• WHAT IS ASKED:
Begin at the top of the entries below and write out every line through the one containing "const hydroTicks = [3, 6, 9];", excluding pictures.

• DATA FOR THE TASK:
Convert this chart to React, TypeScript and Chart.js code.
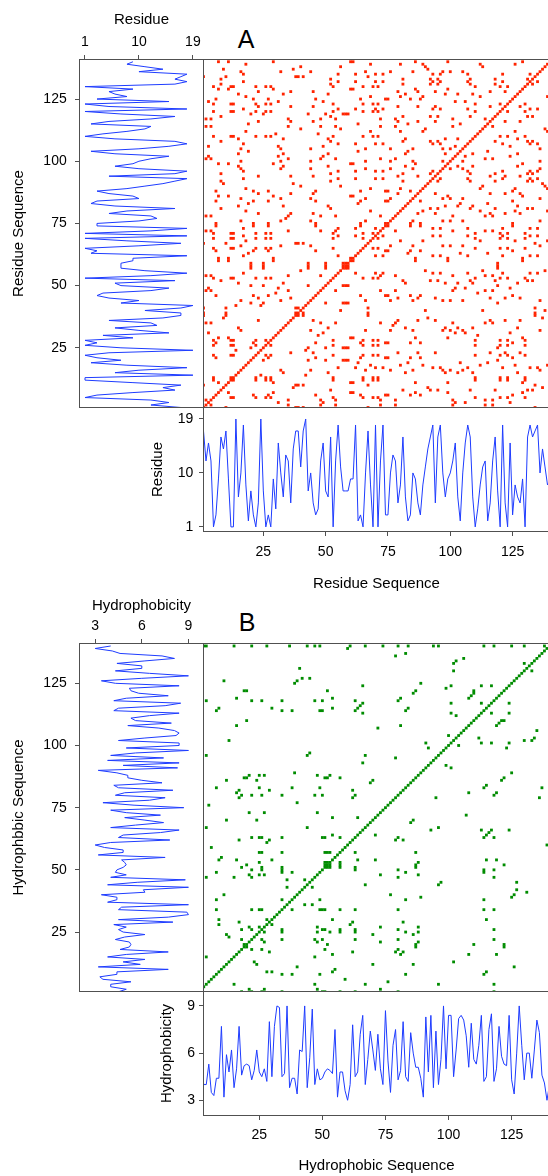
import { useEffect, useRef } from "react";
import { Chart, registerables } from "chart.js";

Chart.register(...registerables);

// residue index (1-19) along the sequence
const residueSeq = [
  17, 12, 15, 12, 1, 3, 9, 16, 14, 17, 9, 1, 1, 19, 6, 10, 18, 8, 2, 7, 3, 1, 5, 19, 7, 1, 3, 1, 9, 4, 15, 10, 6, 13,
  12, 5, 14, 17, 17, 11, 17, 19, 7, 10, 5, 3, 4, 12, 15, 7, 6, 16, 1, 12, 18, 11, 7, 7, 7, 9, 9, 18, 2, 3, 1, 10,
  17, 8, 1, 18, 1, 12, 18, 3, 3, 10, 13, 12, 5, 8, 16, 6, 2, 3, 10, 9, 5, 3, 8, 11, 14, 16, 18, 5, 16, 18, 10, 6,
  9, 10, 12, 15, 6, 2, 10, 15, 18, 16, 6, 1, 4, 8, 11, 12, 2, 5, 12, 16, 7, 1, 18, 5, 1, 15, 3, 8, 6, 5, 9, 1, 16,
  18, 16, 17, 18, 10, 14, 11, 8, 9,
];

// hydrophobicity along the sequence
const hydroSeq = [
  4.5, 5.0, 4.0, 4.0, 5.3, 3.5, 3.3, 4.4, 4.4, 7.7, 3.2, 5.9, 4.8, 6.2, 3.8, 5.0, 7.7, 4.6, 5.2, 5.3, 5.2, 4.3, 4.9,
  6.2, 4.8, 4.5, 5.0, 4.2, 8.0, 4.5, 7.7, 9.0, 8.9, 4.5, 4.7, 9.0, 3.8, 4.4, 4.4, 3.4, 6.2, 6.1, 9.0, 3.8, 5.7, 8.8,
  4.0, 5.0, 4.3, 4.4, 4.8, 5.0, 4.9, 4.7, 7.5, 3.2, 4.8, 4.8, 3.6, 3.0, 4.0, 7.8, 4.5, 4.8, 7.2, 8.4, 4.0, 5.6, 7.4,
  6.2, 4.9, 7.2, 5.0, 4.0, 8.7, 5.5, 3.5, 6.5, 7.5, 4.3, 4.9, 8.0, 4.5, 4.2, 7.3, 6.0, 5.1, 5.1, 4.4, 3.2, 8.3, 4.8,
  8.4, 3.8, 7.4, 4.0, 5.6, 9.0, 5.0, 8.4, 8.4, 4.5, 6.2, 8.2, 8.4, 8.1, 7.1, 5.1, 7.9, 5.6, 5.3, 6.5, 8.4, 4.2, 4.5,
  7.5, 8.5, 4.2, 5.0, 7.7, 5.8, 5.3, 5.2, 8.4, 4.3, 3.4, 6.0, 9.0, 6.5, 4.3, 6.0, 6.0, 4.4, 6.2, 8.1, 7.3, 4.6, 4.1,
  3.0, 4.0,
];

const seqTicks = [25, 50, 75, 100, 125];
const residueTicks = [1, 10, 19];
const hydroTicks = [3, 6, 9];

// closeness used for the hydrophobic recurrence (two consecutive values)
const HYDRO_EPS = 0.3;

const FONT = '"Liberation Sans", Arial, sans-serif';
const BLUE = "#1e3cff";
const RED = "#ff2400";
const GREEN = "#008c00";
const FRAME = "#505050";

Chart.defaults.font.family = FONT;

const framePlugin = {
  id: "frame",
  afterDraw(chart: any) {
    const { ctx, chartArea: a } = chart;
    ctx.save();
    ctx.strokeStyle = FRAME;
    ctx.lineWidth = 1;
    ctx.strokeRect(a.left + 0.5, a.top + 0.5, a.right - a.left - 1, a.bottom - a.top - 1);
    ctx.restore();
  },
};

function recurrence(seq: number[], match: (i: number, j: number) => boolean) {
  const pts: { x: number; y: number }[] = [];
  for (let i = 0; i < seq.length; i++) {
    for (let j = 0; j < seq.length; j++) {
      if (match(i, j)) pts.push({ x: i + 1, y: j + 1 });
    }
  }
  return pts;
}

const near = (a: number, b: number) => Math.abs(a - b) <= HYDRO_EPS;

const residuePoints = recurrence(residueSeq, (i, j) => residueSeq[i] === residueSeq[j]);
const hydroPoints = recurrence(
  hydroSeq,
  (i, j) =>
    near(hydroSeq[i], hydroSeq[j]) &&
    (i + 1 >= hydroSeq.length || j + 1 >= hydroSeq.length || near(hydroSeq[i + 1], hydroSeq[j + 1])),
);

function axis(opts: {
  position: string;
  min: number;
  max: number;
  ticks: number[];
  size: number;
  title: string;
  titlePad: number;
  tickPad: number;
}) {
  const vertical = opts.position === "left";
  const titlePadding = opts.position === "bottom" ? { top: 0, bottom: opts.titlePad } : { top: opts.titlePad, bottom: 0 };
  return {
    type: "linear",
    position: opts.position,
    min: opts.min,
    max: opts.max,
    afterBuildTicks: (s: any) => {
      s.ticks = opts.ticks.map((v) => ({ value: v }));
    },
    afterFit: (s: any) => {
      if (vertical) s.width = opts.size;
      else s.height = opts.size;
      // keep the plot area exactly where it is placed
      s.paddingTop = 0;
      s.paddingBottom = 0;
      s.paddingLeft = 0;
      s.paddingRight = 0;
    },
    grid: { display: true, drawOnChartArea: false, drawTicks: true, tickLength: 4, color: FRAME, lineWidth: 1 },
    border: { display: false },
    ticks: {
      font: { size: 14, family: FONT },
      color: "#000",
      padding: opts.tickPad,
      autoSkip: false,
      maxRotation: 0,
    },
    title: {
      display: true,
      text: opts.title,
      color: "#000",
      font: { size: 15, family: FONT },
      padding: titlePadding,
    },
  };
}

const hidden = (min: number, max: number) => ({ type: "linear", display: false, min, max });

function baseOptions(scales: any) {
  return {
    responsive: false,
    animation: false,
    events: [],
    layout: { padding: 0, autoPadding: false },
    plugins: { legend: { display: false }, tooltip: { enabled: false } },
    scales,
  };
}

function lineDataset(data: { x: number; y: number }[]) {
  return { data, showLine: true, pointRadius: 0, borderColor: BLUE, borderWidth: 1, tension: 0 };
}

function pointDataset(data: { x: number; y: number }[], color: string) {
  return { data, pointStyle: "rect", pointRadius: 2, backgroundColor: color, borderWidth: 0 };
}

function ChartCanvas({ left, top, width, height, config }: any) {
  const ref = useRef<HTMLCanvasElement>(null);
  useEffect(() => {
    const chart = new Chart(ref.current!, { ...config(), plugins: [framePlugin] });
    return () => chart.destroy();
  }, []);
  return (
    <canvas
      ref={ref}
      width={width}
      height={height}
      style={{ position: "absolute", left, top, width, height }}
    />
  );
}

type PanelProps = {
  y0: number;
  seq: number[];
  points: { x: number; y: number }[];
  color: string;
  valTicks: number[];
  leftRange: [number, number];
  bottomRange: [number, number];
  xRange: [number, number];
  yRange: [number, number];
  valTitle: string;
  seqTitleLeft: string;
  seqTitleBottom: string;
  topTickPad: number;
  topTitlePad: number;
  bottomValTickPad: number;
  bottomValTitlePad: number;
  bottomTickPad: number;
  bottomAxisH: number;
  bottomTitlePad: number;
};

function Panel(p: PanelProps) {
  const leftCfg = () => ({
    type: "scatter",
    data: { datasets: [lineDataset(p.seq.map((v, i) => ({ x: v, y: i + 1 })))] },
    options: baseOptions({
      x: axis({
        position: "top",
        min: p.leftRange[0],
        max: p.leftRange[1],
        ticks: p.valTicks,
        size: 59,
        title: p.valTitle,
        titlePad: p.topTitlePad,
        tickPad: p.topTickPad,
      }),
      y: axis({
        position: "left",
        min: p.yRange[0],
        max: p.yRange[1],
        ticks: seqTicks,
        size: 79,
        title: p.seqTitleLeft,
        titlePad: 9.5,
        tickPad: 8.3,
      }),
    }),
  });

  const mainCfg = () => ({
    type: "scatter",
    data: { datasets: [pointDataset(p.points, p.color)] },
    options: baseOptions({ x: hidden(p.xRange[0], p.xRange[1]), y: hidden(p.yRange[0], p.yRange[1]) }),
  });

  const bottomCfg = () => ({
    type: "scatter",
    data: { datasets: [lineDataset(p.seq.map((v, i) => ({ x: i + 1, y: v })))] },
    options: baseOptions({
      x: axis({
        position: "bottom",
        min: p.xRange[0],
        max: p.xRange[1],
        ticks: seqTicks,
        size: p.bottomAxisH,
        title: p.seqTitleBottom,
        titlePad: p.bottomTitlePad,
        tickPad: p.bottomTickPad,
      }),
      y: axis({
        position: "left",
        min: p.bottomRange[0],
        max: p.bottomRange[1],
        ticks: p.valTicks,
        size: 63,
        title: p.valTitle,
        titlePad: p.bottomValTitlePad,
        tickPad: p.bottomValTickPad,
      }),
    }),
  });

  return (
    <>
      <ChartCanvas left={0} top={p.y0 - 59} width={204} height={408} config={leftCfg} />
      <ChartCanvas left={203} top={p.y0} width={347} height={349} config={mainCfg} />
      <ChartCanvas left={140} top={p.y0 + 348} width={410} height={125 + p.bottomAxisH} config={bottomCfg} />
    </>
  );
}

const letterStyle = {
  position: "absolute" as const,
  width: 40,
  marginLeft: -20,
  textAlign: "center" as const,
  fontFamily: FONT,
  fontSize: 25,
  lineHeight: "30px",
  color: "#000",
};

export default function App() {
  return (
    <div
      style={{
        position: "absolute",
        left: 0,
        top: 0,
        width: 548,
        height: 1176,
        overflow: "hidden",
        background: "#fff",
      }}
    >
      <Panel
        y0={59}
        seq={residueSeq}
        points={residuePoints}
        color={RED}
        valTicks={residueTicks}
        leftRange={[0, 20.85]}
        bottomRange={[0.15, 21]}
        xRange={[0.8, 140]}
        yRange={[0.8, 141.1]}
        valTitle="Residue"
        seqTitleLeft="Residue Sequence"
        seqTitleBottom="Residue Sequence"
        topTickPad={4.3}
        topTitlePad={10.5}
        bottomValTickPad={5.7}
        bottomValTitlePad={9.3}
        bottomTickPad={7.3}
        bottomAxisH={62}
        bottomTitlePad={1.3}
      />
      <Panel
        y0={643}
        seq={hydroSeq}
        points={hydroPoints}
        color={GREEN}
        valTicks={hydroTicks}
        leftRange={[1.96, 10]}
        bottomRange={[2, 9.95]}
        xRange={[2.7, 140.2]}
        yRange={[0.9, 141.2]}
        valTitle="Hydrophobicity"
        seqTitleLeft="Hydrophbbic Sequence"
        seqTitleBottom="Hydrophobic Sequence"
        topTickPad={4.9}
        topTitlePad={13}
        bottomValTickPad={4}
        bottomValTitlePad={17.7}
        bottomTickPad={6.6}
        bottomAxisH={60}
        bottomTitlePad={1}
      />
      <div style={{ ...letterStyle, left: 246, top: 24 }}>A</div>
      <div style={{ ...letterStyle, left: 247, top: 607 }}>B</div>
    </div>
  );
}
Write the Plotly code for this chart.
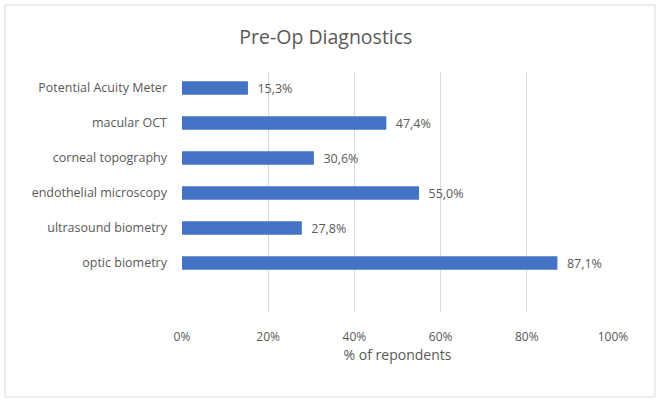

• OUTPUT FOR THIS TASK:
Convert this chart to React, TypeScript and Chart.js code.
import { useEffect, useRef } from "react";
import { Chart, registerables } from "chart.js";

Chart.register(...registerables);

// residue index (1-19) along the sequence
const residueSeq = [
  17, 12, 15, 12, 1, 3, 9, 16, 14, 17, 9, 1, 1, 19, 6, 10, 18, 8, 2, 7, 3, 1, 5, 19, 7, 1, 3, 1, 9, 4, 15, 10, 6, 13,
  12, 5, 14, 17, 17, 11, 17, 19, 7, 10, 5, 3, 4, 12, 15, 7, 6, 16, 1, 12, 18, 11, 7, 7, 7, 9, 9, 18, 2, 3, 1, 10,
  17, 8, 1, 18, 1, 12, 18, 3, 3, 10, 13, 12, 5, 8, 16, 6, 2, 3, 10, 9, 5, 3, 8, 11, 14, 16, 18, 5, 16, 18, 10, 6,
  9, 10, 12, 15, 6, 2, 10, 15, 18, 16, 6, 1, 4, 8, 11, 12, 2, 5, 12, 16, 7, 1, 18, 5, 1, 15, 3, 8, 6, 5, 9, 1, 16,
  18, 16, 17, 18, 10, 14, 11, 8, 9,
];

// hydrophobicity along the sequence
const hydroSeq = [
  4.5, 5.0, 4.0, 4.0, 5.3, 3.5, 3.3, 4.4, 4.4, 7.7, 3.2, 5.9, 4.8, 6.2, 3.8, 5.0, 7.7, 4.6, 5.2, 5.3, 5.2, 4.3, 4.9,
  6.2, 4.8, 4.5, 5.0, 4.2, 8.0, 4.5, 7.7, 9.0, 8.9, 4.5, 4.7, 9.0, 3.8, 4.4, 4.4, 3.4, 6.2, 6.1, 9.0, 3.8, 5.7, 8.8,
  4.0, 5.0, 4.3, 4.4, 4.8, 5.0, 4.9, 4.7, 7.5, 3.2, 4.8, 4.8, 3.6, 3.0, 4.0, 7.8, 4.5, 4.8, 7.2, 8.4, 4.0, 5.6, 7.4,
  6.2, 4.9, 7.2, 5.0, 4.0, 8.7, 5.5, 3.5, 6.5, 7.5, 4.3, 4.9, 8.0, 4.5, 4.2, 7.3, 6.0, 5.1, 5.1, 4.4, 3.2, 8.3, 4.8,
  8.4, 3.8, 7.4, 4.0, 5.6, 9.0, 5.0, 8.4, 8.4, 4.5, 6.2, 8.2, 8.4, 8.1, 7.1, 5.1, 7.9, 5.6, 5.3, 6.5, 8.4, 4.2, 4.5,
  7.5, 8.5, 4.2, 5.0, 7.7, 5.8, 5.3, 5.2, 8.4, 4.3, 3.4, 6.0, 9.0, 6.5, 4.3, 6.0, 6.0, 4.4, 6.2, 8.1, 7.3, 4.6, 4.1,
  3.0, 4.0,
];

const seqTicks = [25, 50, 75, 100, 125];
const residueTicks = [1, 10, 19];
const hydroTicks = [3, 6, 9];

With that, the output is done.